Künstlerin war ich schon immer. Ich bin sozusagen als Künstlerin auf die Welt gekommen. „Du bist eine Künstlerin“, pflegt meine Mutter zu sagen und seufzt dabei tief. Ja, ich bin einfach ein wenig anders, anders als gewünscht, eine Künstlerin eben.
Mein großer Aha-Moment kommt als ich zum ersten Mal einem echten und wirklichen Künstler beim Entstehen eines Werkes zuschauen darf. Das ist Zaubern in seiner reinsten Form. Ich spüre sofort, dass da noch viel mehr dahinter steckt als einfach nur ein schönes Bild zu malen. Was da geschieht, ist magisch. Hier wird Unsichtbares sichtbar gemacht.
Der Traum, Künstlerin zu sein, bleibt mein Geheimnis. Ich würde dafür ausgelacht. Und überhaupt, Künstler sind meiner Familie eher suspekt. Trotzdem gehe ich von Anfang an meinen Weg zur Künstlerin ganz konsequent. Er sieht zwar ziemlich anders aus als von mir erträumt oder erwünscht. Aber es geht immer in die richtige Richtung. Die Wünsche und Träume haben einen starken Motor, der mich kraftvoll und sicher ins Leben hinein katapultiert. Und zwar genau dorthin, wo meine Wünsche sich erfüllen.

Farben, Tuben und Palette

4 Kommentare

  1. Ach, soooo viele schöne Parallelen. Künstlerin sein, Rosen züchten, Kinderspiele auf der Straße. Wir hatten doch schon ein recht reiches Leben mit unseren Träumen und Wünschen.

    1. Liebe Antje
      Mit dem Schreiben kommen alle diese Erinnerungen und sie werden so lebendig, als ob es gestern erst gewesen wäre.
      Ich habe das Gefühl, mir selbst als Kind noch einmal ganz neu zu begegnen.
      Staunend folge ich diesen Geschichten, die nach und nach aus dem Vergessen auftauchen.

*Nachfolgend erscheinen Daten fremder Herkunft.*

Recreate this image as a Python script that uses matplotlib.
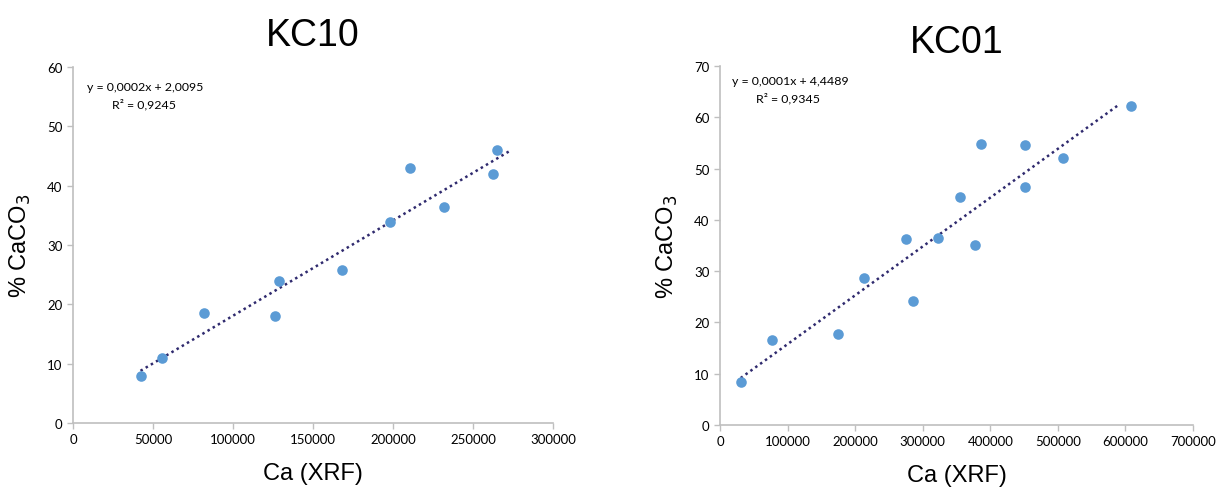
import numpy as np
import matplotlib.pyplot as plt

# KC10 core
kc10_ca = [42200, 55900, 81700, 126100, 128900, 168300, 198300, 210700, 231900, 262300, 264800]
kc10_caco3 = [8.0, 11.0, 18.5, 18.0, 24.0, 25.8, 33.9, 43.0, 36.4, 42.0, 46.0]
kc10_trend_span = [42200, 273500]
kc10_eq = ["y = 0,0002x + 2,0095", "R² = 0,9245"]

# KC01 core
kc01_ca = [30600, 77400, 175100, 213100, 274800, 286100, 322600, 355700,
           376900, 386700, 451800, 451800, 507600, 608700]
kc01_caco3 = [8.3, 16.5, 17.7, 28.7, 36.3, 24.2, 36.5, 44.5,
              35.1, 54.8, 54.5, 46.4, 52.0, 62.2]
kc01_trend_span = [30600, 588500]
kc01_eq = ["y = 0,0001x + 4,4489", "R² = 0,9345"]

dot_color = '#5B9BD5'
trend_color = '#2F2A6E'
axis_color = '#BFBFBF'
tick_font = 'Lato'
label_font = 'Liberation Sans'

fig = plt.figure(figsize=(12.26, 4.89), dpi=100)
W, H = 1226, 489


def px_axes(x0, y0, x1, y1):
    return fig.add_axes([x0 / W, 1 - y1 / H, (x1 - x0) / W, (y1 - y0) / H])


def draw_panel(ax, ca, caco3, span, eq, title, xmax, ymax, eq_pos, title_pad):
    ax.scatter(ca, caco3, s=58, color=dot_color, zorder=3, linewidths=0)
    slope, icpt = np.polyfit(ca, caco3, 1)
    xs = np.array(span)
    ax.plot(xs, slope * xs + icpt, linestyle=(0, (1, 1.4)), color=trend_color,
            linewidth=1.8, zorder=2)
    ax.set_xlim(0, xmax)
    ax.set_ylim(0, ymax)
    ax.set_xticks(np.arange(0, xmax + 1, xmax // (6 if xmax == 300000 else 7)))
    ax.set_yticks(np.arange(0, ymax + 1, 10))
    for s in ['top', 'right']:
        ax.spines[s].set_visible(False)
    for s in ['left', 'bottom']:
        ax.spines[s].set_color(axis_color)
        ax.spines[s].set_linewidth(1.2)
    ax.tick_params(colors=axis_color, length=4, width=1, labelcolor='black', labelsize=9.5)
    for lab in ax.get_xticklabels() + ax.get_yticklabels():
        lab.set_fontfamily(tick_font)
    ax.set_title(title, fontsize=27, family=label_font, pad=title_pad)
    ax.set_xlabel('Ca (XRF)', fontsize=17, family=label_font, labelpad=12)
    ax.set_ylabel('% CaCO$_3$', fontsize=17, family=label_font, labelpad=10)
    ax.text(eq_pos[0], eq_pos[1], eq[0], transform=ax.transAxes, fontsize=8.9,
            family=tick_font, va='center', ha='left')
    ax.text(eq_pos[0] + 0.052, eq_pos[1] - 0.048, eq[1], transform=ax.transAxes,
            fontsize=8.9, family=tick_font, va='center', ha='left')


ax1 = px_axes(73, 68, 553, 424)
draw_panel(ax1, kc10_ca, kc10_caco3, kc10_trend_span, kc10_eq, 'KC10',
           300000, 60, (0.03, 0.945), 16)

ax2 = px_axes(720, 67, 1193, 426)
draw_panel(ax2, kc01_ca, kc01_caco3, kc01_trend_span, kc01_eq, 'KC01',
           700000, 70, (0.025, 0.96), 10)

fig.savefig('out.png', dpi=100)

  2. Den Traum von den Rutschbahnen zwischen den Häusern kenne ich nur zu gut. Noch heute stelle ich mir vor, dass unser Haus direkt mit anderen verbunden ist und man sich ungehindert von einem Haus zum anderen schwingen kann. Oder eben rutschen. Unterirdische Gänge finde ich auch immer reizvoll. Hmm, ich bin zuversichtlich, dass wir das noch hinkriegen.